Kolmanskop is a ghost town in southern Namibia. In 1908, miner Zacharias Lewala found a diamond while working in the area. Shortly after its legitimacy was confirmed, diamond miners from Germany—which colonized Namibia at the time—descended upon Kolmanskop.
The earliest arrivals were rewarded with significant wealth. The residents built up the village in the architectural style of a German town. A hospital boasting the first X-ray station in the southern hemisphere soon sprung up—followed by a power station, school, casino, ballroom, and the first tram in Africa, which linked the growing town to Lüderitz, on the coast. European opera troupes and various artists came to perform for the affluent, eccentric colonists of Kolmanskop.
After World War II, the diamond field grew depleted.

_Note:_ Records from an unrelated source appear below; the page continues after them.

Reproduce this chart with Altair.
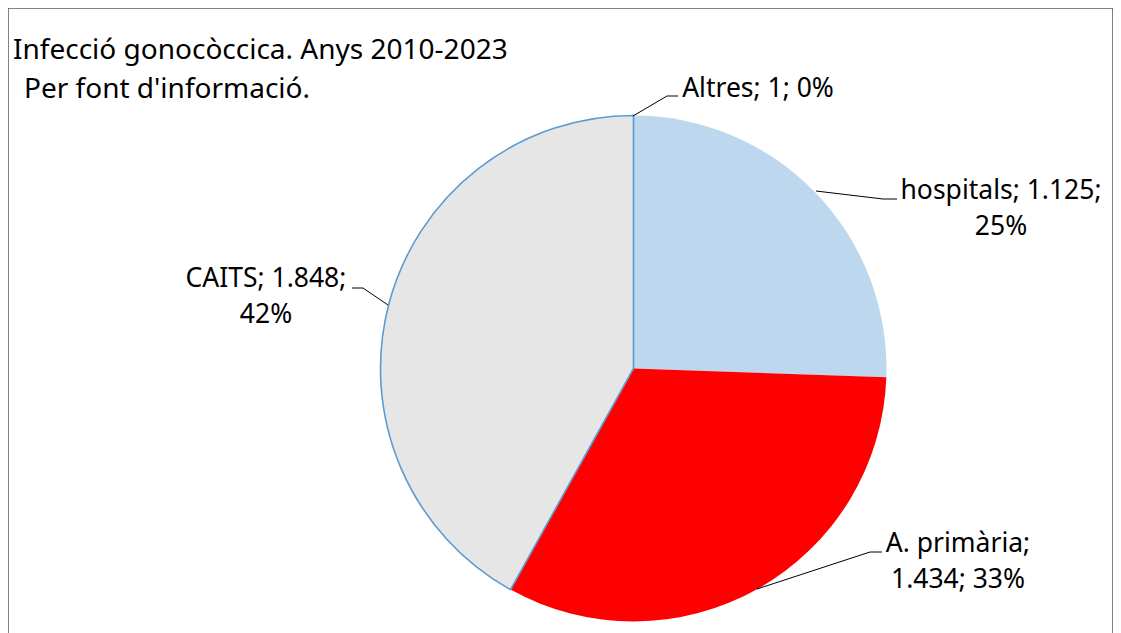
import altair as alt
import pandas as pd

# ---- data ----
categories = ["Altres", "hospitals", "A. primària", "CAITS"]
values = [1, 1125, 1434, 1848]
value_text = ["1", "1.125", "1.434", "1.848"]
percents = ["0%", "25%", "33%", "42%"]
title_lines = ["Infecció gonocòccica. Anys 2010-2023", "Per font d'informació."]

# ---- styles ----
fill_colors = ["#BDD7EE", "#BDD7EE", "#FF0000", "#E6E6E6"]
outlined = ["Altres", "CAITS"]
FONT = "Noto Sans"
FS = 26.5
FS_TITLE = 28

# ---- layout (view pixel coordinates) ----
CX, CY, R = 625.5, 360.5, 253
# label: (x, first baseline y, line break after part index)
label_layout = {
    "Altres": (750, 89, None),
    "hospitals": (993, 191, 1),
    "A. primària": (950, 544, 0),
    "CAITS": (258, 279, 1),
}
leader_layout = {
    "Altres": [(625, 108), (659, 88), (670, 88)],
    "hospitals": [(808, 183), (875, 191), (889, 191)],
    "A. primària": [(749, 581), (862, 544), (874, 544)],
    "CAITS": [(380, 297), (355, 280), (344, 280)],
}

pie_df = pd.DataFrame({
    "font": categories,
    "valor": values,
    "ordre": list(range(len(categories))),
})

lab_rows = []
for c, v, p in zip(categories, value_text, percents):
    x, y, brk = label_layout[c]
    parts = [c + ";", v + ";", p]
    if brk is None:
        txt = " ".join(parts)
    else:
        txt = " ".join(parts[: brk + 1]) + "\n" + " ".join(parts[brk + 1:])
    lab_rows.append({"font": c, "txt": txt, "x": x, "y": y})
lab_df = pd.DataFrame(lab_rows)

line_rows = []
for c in categories:
    for i, (x, y) in enumerate(leader_layout[c]):
        line_rows.append({"font": c, "i": i, "x": x, "y": y})
line_df = pd.DataFrame(line_rows)

title_df = pd.DataFrame({
    "txt": title_lines,
    "x": [5, 16],
    "y": [51, 90],
})

pie = alt.Chart(pie_df).mark_arc(radius=R, strokeWidth=1.6).encode(
    theta=alt.Theta("valor:Q", stack=True),
    order=alt.Order("ordre:Q"),
    color=alt.Color("font:N", scale=alt.Scale(domain=categories, range=fill_colors), legend=None),
    stroke=alt.condition(
        alt.FieldOneOfPredicate(field="font", oneOf=outlined),
        alt.value("#5B9BD5"),
        alt.value("transparent"),
    ),
    x=alt.value(CX),
    y=alt.value(CY),
)

leaders = alt.Chart(line_df).mark_line(color="black", strokeWidth=1).encode(
    x=alt.X("x:Q", scale=None),
    y=alt.Y("y:Q", scale=None),
    detail="font:N",
    order="i:Q",
)

labels = alt.Chart(lab_df).mark_text(
    font=FONT, fontSize=FS, color="black", align="center",
    baseline="alphabetic", lineBreak="\n", lineHeight=36,
).encode(
    x=alt.X("x:Q", scale=None),
    y=alt.Y("y:Q", scale=None),
    text="txt:N",
)

title = alt.Chart(title_df).mark_text(
    font=FONT, fontSize=FS_TITLE, color="black", align="left", baseline="alphabetic",
).encode(
    x=alt.X("x:Q", scale=None),
    y=alt.Y("y:Q", scale=None),
    text="txt:N",
)

chart = alt.layer(pie, leaders, labels, title).properties(
    width=1105, height=627,
    autosize=alt.AutoSizeParams(type="none"),
    padding=0,
).configure_view(stroke="#595959", strokeWidth=1.5)

chart.save("out.html", embed_options={"renderer": "svg", "actions": False})
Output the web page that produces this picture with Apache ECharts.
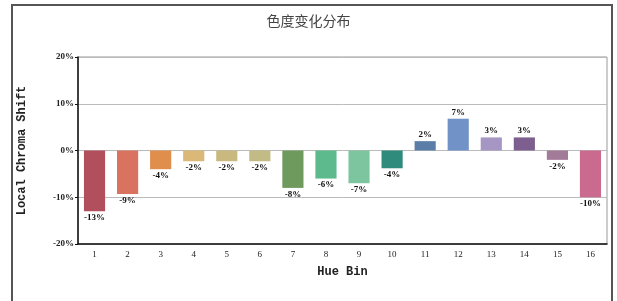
<!DOCTYPE html>
<html>
<head>
<meta charset="utf-8">
<script src="https://cdn.jsdelivr.net/npm/echarts@6/dist/echarts.min.js"></script>
<style>
  html, body { margin: 0; padding: 0; background: #fff; }
  #chart { width: 617px; height: 301px; }
</style>
</head>
<body>
<div id="chart"></div>
<script>
const bins = ['1', '2', '3', '4', '5', '6', '7', '8', '9', '10', '11', '12', '13', '14', '15', '16']
const shift = [-13, -9.3, -4, -2.3, -2.3, -2.3, -8, -6, -7, -3.8, 2, 6.8, 2.8, 2.8, -2, -10]
const barColors = [
  '#b24f5c', '#d9735f', '#e08e4c', '#d9b878', '#c9b97f', '#c3bb85',
  '#6e9a5e', '#5cba8c', '#7cc59f', '#2f8b7b', '#5a7ea8', '#7192c6',
  '#a696c4', '#7c5e8f', '#a27b98', '#c96a8e'
]

const chart = echarts.init(document.getElementById('chart'))

chart.setOption({
  animation: false,
  title: {
    text: '色度变化分布',
    left: 'center',
    top: 9,
    textStyle: {
      fontFamily: 'Noto Sans CJK SC',
      fontSize: 14,
      fontWeight: 'normal',
      color: '#444'
    }
  },
  graphic: [
    {
      type: 'rect',
      shape: { x: 12, y: 5, width: 600, height: 305 },
      style: { fill: 'none', stroke: '#555', lineWidth: 2 }
    }
  ],
  grid: {
    left: 78,
    right: 10,
    top: 57,
    bottom: 57,
    show: true,
    borderColor: '#999',
    borderWidth: 1
  },
  xAxis: {
    type: 'category',
    data: bins,
    name: 'Hue Bin',
    nameLocation: 'middle',
    nameGap: 22,
    nameTextStyle: {
      fontFamily: 'Liberation Mono',
      fontWeight: 'bold',
      fontSize: 12,
      color: '#222'
    },
    axisLine: { onZero: false, lineStyle: { color: '#111', width: 1.5 } },
    axisTick: { inside: true, length: 3, lineStyle: { color: '#111' } },
    axisLabel: {
      fontFamily: 'Liberation Serif',
      fontSize: 9,
      color: '#222',
      margin: 6
    }
  },
  yAxis: {
    type: 'value',
    min: -20,
    max: 20,
    interval: 10,
    name: 'Local Chroma Shift',
    nameLocation: 'middle',
    nameGap: 50,
    nameTextStyle: {
      fontFamily: 'Liberation Mono',
      fontWeight: 'bold',
      fontSize: 12,
      color: '#222'
    },
    axisLine: { show: true, lineStyle: { color: '#111', width: 1.5 } },
    axisTick: { show: true, length: 3, lineStyle: { color: '#111' } },
    axisLabel: {
      formatter: '{value}%',
      fontFamily: 'Liberation Serif',
      fontWeight: 'bold',
      fontSize: 9,
      color: '#222',
      margin: 4
    },
    splitLine: { lineStyle: { color: '#bbb' } }
  },
  series: [
    {
      type: 'bar',
      barWidth: '64%',
      data: shift.map((v, i) => ({
        value: v,
        itemStyle: { color: barColors[i] },
        label: { position: v >= 0 ? 'top' : 'bottom' }
      })),
      label: {
        show: true,
        distance: 2,
        formatter: p => Math.round(p.value) + '%',
        fontFamily: 'Liberation Serif',
        fontWeight: 'bold',
        fontSize: 9,
        color: '#111'
      }
    }
  ]
})
</script>
</body>
</html>
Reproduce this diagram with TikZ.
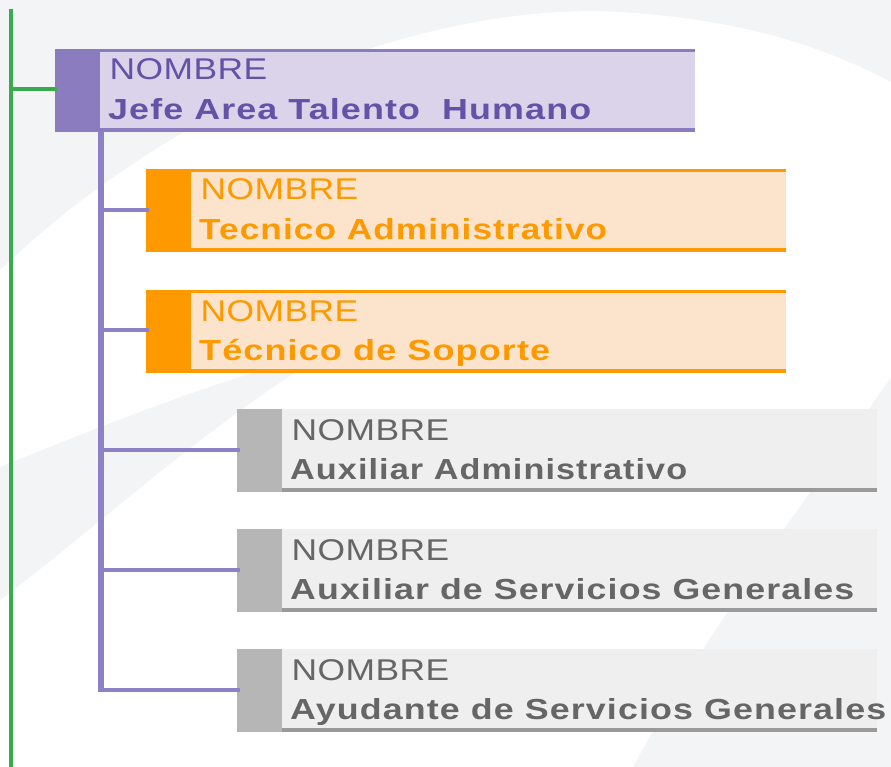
\documentclass[tikz,border=0pt]{standalone}
\usepackage{graphicx}
\usepackage{fontspec}
\setmainfont{Liberation Sans}
\newfontfamily\nomf[FakeStretch=1.18,LetterSpace=1.5]{Liberation Sans}
\newfontfamily\titf[FakeStretch=1.22,LetterSpace=3.8]{Liberation Sans}
\definecolor{bgg}{HTML}{F3F4F6}
\definecolor{pdark}{HTML}{8B7CC0}
\definecolor{plight}{HTML}{DAD3E9}
\definecolor{ptext}{HTML}{6651A9}
\definecolor{pedge}{HTML}{8B7CC0}
\definecolor{pline}{HTML}{8E80C4}
\definecolor{odark}{HTML}{FF9900}
\definecolor{olight}{HTML}{FCE4CC}
\definecolor{otext}{HTML}{FF9900}
\definecolor{oedge}{HTML}{FF9900}
\definecolor{gdark}{HTML}{B6B6B6}
\definecolor{glight}{HTML}{EFEFEF}
\definecolor{gedge}{HTML}{9A9A9A}
\definecolor{gtext}{HTML}{666666}
\definecolor{grn}{HTML}{3AAA4F}
\tikzset{
  boxpart/.style={anchor=north west, inner sep=0pt, outer sep=0pt, minimum height=83pt, draw=none},
  nomtxt/.style={anchor=base west, inner sep=0pt, font=\fontsize{30}{36}\selectfont\nomf},
  tittxt/.style={anchor=base west, inner sep=0pt, font=\fontsize{29}{35}\selectfont\titf\bfseries},
  trunk/.style={draw=pline, line width=5.5pt},
  branch/.style={draw=pline, line width=3.6pt},
  gline/.style={draw=grn, line width=4pt}
}
\newcommand{\orgbox}[7]{%
  \node[boxpart, fill=#5dark, minimum width=45pt] (#1d) at (#2,#3) {};
  \node[boxpart, fill=#5light, minimum width={#4-#2-45}] (#1l) at ({#2+45},#3) {};
  \draw[line width=4pt, draw=#5edge] ([yshift=2pt]#1l.south west) -- ([yshift=2pt]#1l.south east);
  \node[nomtxt, text=#5text] (#1n) at ({#2+54.5},{#3+31}) {NOMBRE};
  \node[tittxt, text=#5text] (#1t) at ({#2+53},{#3+70.5}) {\resizebox{#7pt}{\height}{#6}};
}
\begin{document}
\begin{tikzpicture}[x=1pt,y=-1pt]
\useasboundingbox (0,0) rectangle (891,767);
% background
\fill[bgg] (0,0) rectangle (891,767);
\fill[white] (0,270) .. controls (200,80) and (450,2) .. (620,12)
  .. controls (750,20) and (830,50) .. (891,82) -- (891,377)
  .. controls (820,480) and (700,640) .. (633,767) -- (0,767) -- cycle;
\fill[bgg] (0,467) .. controls (80,435) and (200,385) .. (330,350)
  .. controls (200,430) and (100,525) .. (0,600) -- cycle;
% boxes
\orgbox{b1}{55}{49}{695}{p}{Jefe Area Talento\ \ Humano}{483}
\orgbox{b2}{146}{169}{786}{o}{Tecnico Administrativo}{408}
\orgbox{b3}{146}{290}{786}{o}{Técnico de Soporte}{351}
\orgbox{b4}{237}{409}{877}{g}{Auxiliar Administrativo}{397}
\orgbox{b5}{237}{529}{877}{g}{Auxiliar de Servicios Generales}{564}
\orgbox{b6}{237}{649}{877}{g}{Ayudante de Servicios Generales}{596}
\draw[line width=2.6pt, draw=pedge] ([yshift=-1.3pt]b1l.north west) -- ([yshift=-1.3pt]b1l.north east);
\draw[line width=2.6pt, draw=oedge] ([yshift=-1.3pt]b2l.north west) -- ([yshift=-1.3pt]b2l.north east);
\draw[line width=2.6pt, draw=oedge] ([yshift=-1.3pt]b3l.north west) -- ([yshift=-1.3pt]b3l.north east);
% green line
\coordinate (g0) at (11,9);
\coordinate (g1) at (11,767);
\coordinate (gm) at (11,89);
\draw[gline] (g0) -- (g1);
\draw[gline] (gm) -- ([xshift=2pt]gm -| b1d.west);
% purple trunk
\coordinate (t0) at (101,131);
\coordinate (t5) at (101,692);
\draw[trunk] (t0) -- (t5);
\coordinate (t1) at (101,210);
\coordinate (t2) at (101,330);
\coordinate (t3) at (101,450);
\coordinate (t4) at (101,570);
\coordinate (t6) at (101,690);
\draw[branch] (t1) -- ([xshift=3pt]t1 -| b2d.west);
\draw[branch] (t2) -- ([xshift=3pt]t2 -| b3d.west);
\draw[branch] (t3) -- ([xshift=3pt]t3 -| b4d.west);
\draw[branch] (t4) -- ([xshift=3pt]t4 -| b5d.west);
\draw[branch] (t6) -- ([xshift=3pt]t6 -| b6d.west);
\end{tikzpicture}
\end{document}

Many of the town’s inhabitants rushed south, where larger diamond deposits had been discovered. The town was ultimately abandoned in 1956—only a few decades after its peak: the days when a lazy shuffle through the sand could yield pure diamonds.
In 2002, a local private company began to manage Kolmanskop as a tourist attraction, busing visitors in to explore and photograph the mysterious, sand-covered town. Today, about 35,000 visitors explore the surreal site each year, giving people the opportunity to marvel at how swiftly sand moves through the hourglass of time, and the doorframes of unattended homes.